On yesterday’s post I detailed how I had gone through the last few things needed to enable the body to be lifted off the chassis.  After a text conversation with one of the sages of Splitterz Cambridge, Sunday afternoon was going to be the “lets check over everything to make sure nothing will catch you out” session.

So, when Fran (the sage) arrived, I was expecting a cursory walk around the car to say “this needs doing” and I was going to write a list.

As it turned out, I had done everything I could.  All that the final furlong boiled down to was a couple of tough bolts that needed persuading and then the body would lift off…..

….After grinding and bashing our way through several areas of weld that had permanently joined body to chassis.  Now I can’t complain, as over the 20 years that I have had the car, and before, work has been done to get the car through an MOT, not to make it look pretty.  Every weld served a purpose but for this restoration, they had to be cut through.  Lets just hope that nothing serious lurks beneath!

I would never have noticed most of these joints had Fran not showed me where they were and why they were problematic, so I am extremely grateful to him for his help – and his angle grinder, long bits of wood and perseverance!!

As you can see from the photos, a good couple of hours hard graft meant the body could be lifted for the first time in 42 years.  That in itself is an historic moment and I am pleased that I was able to see it and help to do it!

Now all I need is four strong friends to help me lift the body and store it, so I can crack on with stripping the chassis and cleaning it ready for any remedial work before new floor pans and powder coating!

Tidying up loose ends

Today was a morning of dealing with the little things that remained in the way of separating body from chassis.

Pesky things like brake reservoir, hoses and lines, reversing light cabling, steering column and body to chassis bolts were all dealt with successfully.  The positive cabling to the starter motor was also removed.

Only the two bolts to the rear chassis mounts refused to move, so hopefully some penetrating fluid or heat will do the trick closer to removal day.
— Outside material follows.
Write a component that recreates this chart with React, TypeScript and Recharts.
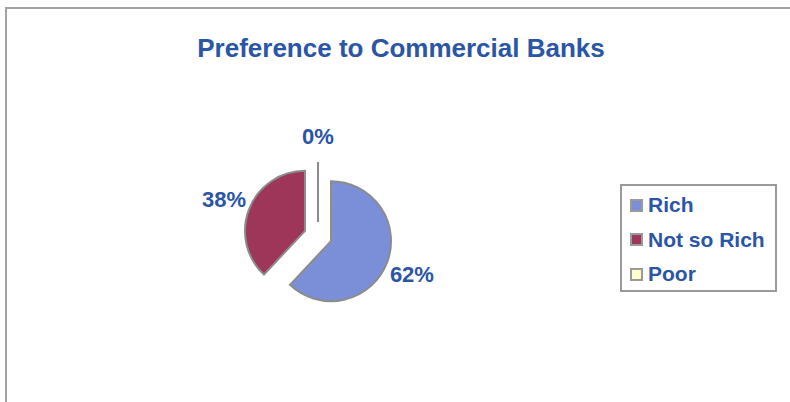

I decided that brute force was the order of the day for the brake lines, cutting though them as the nuts were seized solid.  As I will be replacing all brake lines and the master cylinder, this isn’t a problem.

The only real issue that remains is some previous welding has been done to the body meaning it is attached to the napoleons hat, meaning it needs cutting out to remove the body!

All I need now is a day when enough friends can head over to help cut the body, loosen the two bolts, weld in some door braces and remove the doors before we lift the body off the car for what is possibly the first time in Ruy’s 42 years.

Almost there!

So after a winter hiatus (mainly due to the weather and the need to build a shelter to store car parts in….!), I spent some long overdue time with Ruy today, in preparation for removing the body.

As you can see from the pictures, today was about removing the steering column in order to get rid of one of the final obstacles to removing the body from the chassis.  Unfortunately, the wind was too strong for me to remove the steering column from under the bonnet, so that will wait for another day, however I have removed the steering wheel, indicator and wiper stalks and ignition barrel and steering column outer shroud.

I also started loosening some of the chassis bolts inside the car – just to see!